Other forms of experimentation seemed pretty harmless. “I got spanked today,” a friend announced to us when he returned to camp one afternoon. “I figured I should see if I liked it. I mean, maybe I like to get peed on, too, but I’ve just never known that because I’ve never tried it.”

“I doubt it,” said one of the girls. “I think whatever you masturbate to, that’s what you want. But whatever. Did the spanking do it for you?”

“Not really. It kind of hurt. It still kind of hurts.”

This couple is on an electrode, which shocks them when their lips make contact

For better or worse, I never strayed too far outside my comfort zone. One of my campmates urged me to give public nudity a try—on when-in-Rome grounds. He said he’d taken a leisurely, naked bike ride around the perimeter of the city and quite enjoyed himself.

I’ve never personally had the urge to just hang out with my wang out, and that hadn’t changed since I’d gotten to Burning Man. But late one night I biked deep into the desert, turned off my headlamp, and removed some clothes. It may have been solely for the benefit of the Federal Bureau of Land Management rangers who surveil the desert with night-vision goggles. But let it be said: Reader, I shirtcocked. And I sort of liked it.

My favorite of Burning Man’s 10 guiding principles (you can read the complete list here) is the directive commanding “radical inclusion.” In practice, this means that everyone is welcome to take part in every formal event and even every informal shindig. No one gets made fun of—at least not publicly—for the way they look or what they wear or their preferences with regard to sexual congress.

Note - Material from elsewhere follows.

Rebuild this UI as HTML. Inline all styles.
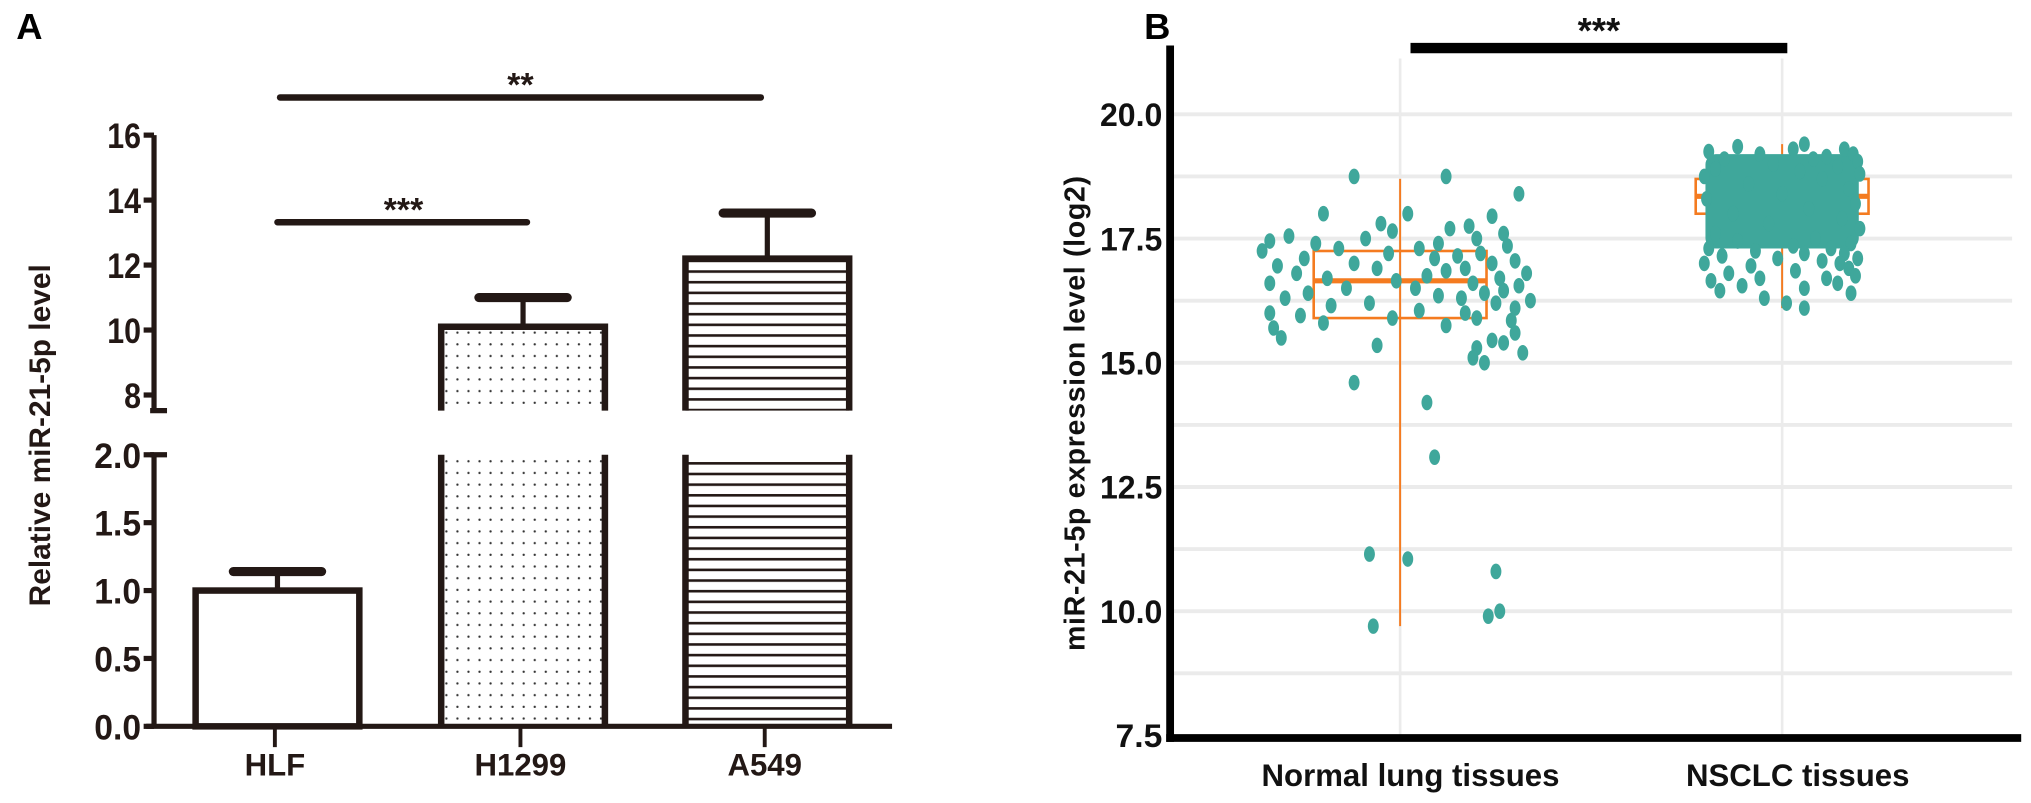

It’s pretty delightful when you see this actually work. For instance, gays and straights partied together all the time. (Absent the directive, I suspect that it’s more likely the gays who would have shunned the straights than vice versa—the gays were way cooler.) When I went with some pals to the Madonna dance party at the suggestively named Pickle Bar, I never once felt the least out of place. This despite the fact that I was wearing a shirt, my pecs were not tanned and oiled, and I had on a pair of shorts with an inseam that extended past my testicles.

The overall warmth of the interactions at Burning Man is off the charts, fostered by an event-wide agreement that everyone endeavor to be kind and accepting. When one amateur musician’s electric backing tracks crashed, and he was left nervously hemming and hawing on stage, a woman in the audience shouted, “We love you!” and ran up to give him a big hug. She was adorably dressed in a pink wig, pink windbreaker, and pink skirt, and as she started swaying around the stage the musician created an impromptu song to accompany her. The crowd clapped along, and laughed and cheered. This turned out to be my favorite live performance of the week. It wasn’t because of the music or the dancing. It was because of the lovely moment of humanity we were all a part of.